Business Groups Welcome Chancellor’s Tax Relief for SMEs
Business groups have welcomed tax relief schemes announced in the Budget to help small firms, saying that the Chancellor has finally recognised the need to put small business at the heart of economic policy.
However, they expressed continuing concerns about the UK’s Budget deficit and its impact on business activity.
“After two years of economic downturn, the Chancellor has clearly recognised the need to place business at the heart of the Budget,”
said British Chambers of Commerce (BCC) director general, David Frost.
“Doubling the annual investment allowance, help with business rates, and allowing entrepreneurs to keep more of their gains will prove especially popular.”
“However, the Chancellor could have done more to set out a clear plan for the reduction of the budget deficit, which continues to threaten business confidence and investment.”
Alistair Darling’s Budget announcements included a temporary increase in small business rate relief, an agreement with state-funded banks to boost small business lending, the introduction of an adjudicator to deal with small firms’ complaints about bank lending, and increases to investment allowance and capital gains tax relief for entrepreneurs.
The Chancellor’s speech also confirmed an increase in employer’s National Insurance Contributions (NICs) in 2011. The Federation of Small Businesses (FSB) said this would obstruct job creation.
“Proposals to increase the rate relief threshold will be welcome news for those small firms whose cashflow in hindered by big tax bills,”

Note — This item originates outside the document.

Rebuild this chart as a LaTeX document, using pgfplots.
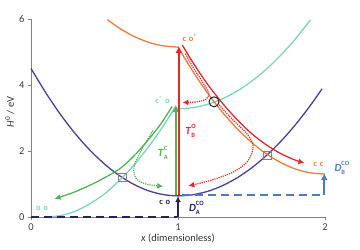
\documentclass[border=0pt]{standalone}
\usepackage{fontspec}
\setmainfont{Carlito}
\usepackage{pgfplots}
\pgfplotsset{compat=1.18}
\usetikzlibrary{arrows.meta}
\definecolor{cpurple}{RGB}{78,62,152}
\definecolor{cteal}{RGB}{125,212,190}
\definecolor{cgreen}{RGB}{80,180,80}
\definecolor{corange}{RGB}{234,125,60}
\definecolor{cred}{RGB}{230,40,45}
\definecolor{cnavy}{RGB}{35,35,95}
\definecolor{cblue}{RGB}{75,125,195}
\definecolor{caxis}{RGB}{130,130,130}
\newcommand{\subsup}[3]{\textit{#1}\rlap{\raisebox{-3pt}{\fontsize{6.5}{7}\selectfont #2}}\raisebox{6pt}{\fontsize{6.5}{7}\selectfont #3}}
\begin{document}
\begin{tikzpicture}[x=1bp,y=1bp]
\path[use as bounding box] (-31,-33) rectangle (329,217);
\begin{axis}[
  at={(0,0)}, anchor=origin,
  scale only axis, width=294bp, height=198bp,
  xmin=0, xmax=2, ymin=0, ymax=6,
  clip=false,
  axis x line*=bottom, axis y line*=left,
  axis line style={caxis, line width=0.8bp, -},
  xtick={0,1,2}, ytick={0,2,4,6},
  tick align=outside, major tick length=3bp,
  tick style={caxis, line width=0.6bp},
  /pgf/number format/assume math mode=true,
  ticklabel style={font=\fontsize{10.5}{12}\selectfont, text=black!75},
  xlabel={\textit{x} (dimensionless)},
  ylabel={\textit{H}\textsuperscript{0} / eV},
  label style={font=\fontsize{10.5}{12}\selectfont, text=black!80},
  xlabel style={at={(axis description cs:0.5,-0.108)}, anchor=center},
  ylabel style={at={(axis description cs:-0.072,0.53)}, anchor=center},
]
% purple
\addplot[cpurple, line width=1.3bp, smooth] coordinates {
(0,4.50)(0.1,3.77)(0.2,3.11)(0.3,2.53)(0.4,2.03)(0.5,1.605)(0.6,1.258)(0.7,0.987)(0.8,0.794)(0.9,0.679)(1.0,0.64)
(1.1,0.674)(1.2,0.775)(1.3,0.944)(1.4,1.181)(1.5,1.485)(1.6,1.857)(1.7,2.296)(1.8,2.803)(1.9,3.378)(1.98,3.886)};
% teal left and right
\addplot[cteal, line width=1.3bp, smooth] coordinates {
(0.1,0)(0.2,0.043)(0.3,0.172)(0.4,0.40)(0.5,0.70)(0.6,1.10)(0.7,1.57)(0.8,2.13)(0.9,2.76)(0.98,3.32)};
\addplot[cteal, line width=1.3bp, smooth] coordinates {
(0.98,3.30)(1.0,3.28)(1.1,3.313)(1.2,3.413)(1.3,3.579)(1.4,3.811)(1.5,4.11)(1.6,4.475)(1.7,4.907)(1.8,5.405)(1.9,5.969)};
% orange
\addplot[corange, line width=1.3bp, smooth] coordinates {
(0.52,5.98)(0.6,5.726)(0.7,5.474)(0.8,5.294)(0.9,5.186)(1.0,5.15)};
\addplot[corange, line width=1.3bp, smooth] coordinates {
(1.0,5.15)(1.1,4.419)(1.2,3.764)(1.3,3.187)(1.4,2.686)(1.5,2.263)(1.6,1.916)(1.7,1.647)(1.8,1.454)(1.9,1.339)(2.0,1.30)};
% green curved arrow
\addplot[cgreen, line width=1.3bp, smooth, {Latex[length=6bp,width=6bp]}-] coordinates {
(0.16,0.55)(0.25,0.68)(0.33,0.82)(0.45,1.07)(0.6,1.45)(0.7,1.85)(0.79,2.3)(0.88,2.8)(0.96,3.35)};
% green dotted arrow
\addplot[cgreen, line width=1.2bp, densely dotted, smooth, -{Latex[length=6bp,width=6bp]}] coordinates {
(0.83,2.62)(0.78,2.25)(0.73,1.85)(0.70,1.5)(0.71,1.2)(0.76,1.03)(0.83,0.96)(0.9,0.93)};
% red diagonal arrow
\addplot[cred, line width=1.3bp, smooth, -{Latex[length=6bp,width=6bp]}] coordinates {
(1.03,5.21)(1.1,4.69)(1.2,4.03)(1.3,3.46)(1.4,2.96)(1.5,2.53)(1.6,2.19)(1.7,1.92)(1.8,1.72)(1.86,1.645)};
% red dotted upper
\addplot[cred, line width=1.2bp, densely dotted, smooth, -{Latex[length=6bp,width=6bp]}] coordinates {
(1.05,4.95)(1.1,4.55)(1.15,4.21)(1.19,3.92)(1.21,3.72)(1.19,3.57)(1.13,3.49)(1.03,3.47)};
% red dotted lower
\addplot[cred, line width=1.2bp, densely dotted, smooth, -{Latex[length=6bp,width=6bp]}] coordinates {
(1.28,3.40)(1.35,3.05)(1.42,2.74)(1.48,2.46)(1.51,2.2)(1.50,1.9)(1.46,1.62)(1.37,1.35)(1.23,1.12)(1.07,0.94)};
% vertical arrows
\addplot[cgreen, line width=1.7bp, -{Latex[length=7bp,width=7bp]}] coordinates {(0.985,0.66)(0.985,3.40)};
\addplot[cred, line width=1.9bp, -{Latex[length=7bp,width=7bp]}] coordinates {(1.006,0.66)(1.006,5.18)};
% dashed lines
\addplot[cnavy, line width=2bp, dash pattern=on 8bp off 5bp] coordinates {(0,0)(0.99,0)};
\addplot[cblue, line width=1.9bp, dash pattern=on 8bp off 5bp] coordinates {(1.03,0.66)(1.985,0.66)};
\addplot[cnavy, line width=1.7bp, -{Latex[length=6bp,width=6bp]}] coordinates {(1.0,0)(1.0,0.63)};
\addplot[cblue, line width=1.9bp, -{Latex[length=7bp,width=7bp]}] coordinates {(1.995,0.66)(1.995,1.33)};
% markers
\addplot[only marks, mark=square, mark size=4bp, mark options={draw=caxis, line width=0.8bp}] coordinates {(0.62,1.20)(1.61,1.88)};
\addplot[only marks, mark=o, mark size=5bp, mark options={draw=black!85, line width=1bp}] coordinates {(1.245,3.49)};
% labels
\node[text=corange, font=\fontsize{8.5}{9}\selectfont\bfseries] at (axis cs:1.08,5.43) {c\,\,o\textsuperscript{*}};
\node[text=cteal, font=\fontsize{8.5}{9}\selectfont\bfseries] at (axis cs:0.895,3.55) {c\textsuperscript{*}\,\,o};
\node[text=cteal, font=\fontsize{8.5}{9}\selectfont\bfseries] at (axis cs:0.075,0.25) {o\,\,o};
\node[text=cnavy, font=\fontsize{8.5}{9}\selectfont\bfseries] at (axis cs:0.91,0.44) {c\,\,o};
\node[text=corange, font=\fontsize{8.5}{9}\selectfont\bfseries] at (axis cs:1.955,1.58) {c\,\,c};
\node[text=cred, font=\fontsize{11}{12}\selectfont\bfseries] at (axis cs:1.085,2.6) {\subsup{T}{B}{O}};
\node[text=cgreen, font=\fontsize{11}{12}\selectfont\bfseries] at (axis cs:0.895,1.94) {\subsup{T}{A}{C}};
\node[text=cnavy, font=\fontsize{11}{12}\selectfont\bfseries] at (axis cs:1.125,0.27) {\subsup{D}{A}{CO}};
\node[text=cblue, font=\fontsize{11}{12}\selectfont\bfseries] at (axis cs:2.115,1.50) {\subsup{D}{B}{CO}};
\end{axis}
\end{tikzpicture}
\end{document}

said FSB chairman, John Walker.
“But continuing plans to increase employee NICs will increase pressure on struggling firms, meaning they will not be able to take on additional staff. It’s a tax on jobs which does nothing to aid economic growth.”
However, the FSB applauded the Government’s commitment to stimulate bank lending.
“The Government must now put pressure on the banks to lend affordable finance to small businesses so they can get on with the job in hand,”
“The role of the new credit adjudicator will be key in this regard.”
Small business owners had mixed views, too. E-commerce software provider Actinic’s director, Chris Barling, said that although the Budget had focused on small businesses, it had neglected to address their most pressing concerns.
“The Government has failed to recognise the day-to-day difficulties of many small firms.”
“As an employer of 40 staff, I would much prefer a reduction in NICs in the first place, rather than to have a government agency decide how much of my own money to give back to me in some form of grant through the new UK Finance for Growth Organisation. We employ people overseas because it is too costly to employ them here and we can’t afford the potential payouts.”
“The Government has put small firms at the centre of the Budget, but often it would be more helpful to small firms if they didn’t intervene and simplified things instead,”
Shamin Hoque, managing director of Curries Online added:
“Relief on capital gains tax will help us, as will the extension to business rate relief. I think most small firms start up with good ideas but it can be expensive to run a business, so if there is opportunity there to get some tax relief that eases the burden.”
“However, the NICs rise outweighs the benefits that he has given entrepreneurs with the tax breaks. When firms grow, they often need to employ people and the Government should be encouraging that. The Association of Certified Chartered Accountants’ SME policy adviser, Manos Schizas, said that many of the Budget’s promises were made for show, due to its timing in the lead up to the election.”
“But there were some good aspects for people wanting to start and grow businesses.”
“However, overall this was a Budget for entrepreneurs, not for small firms.”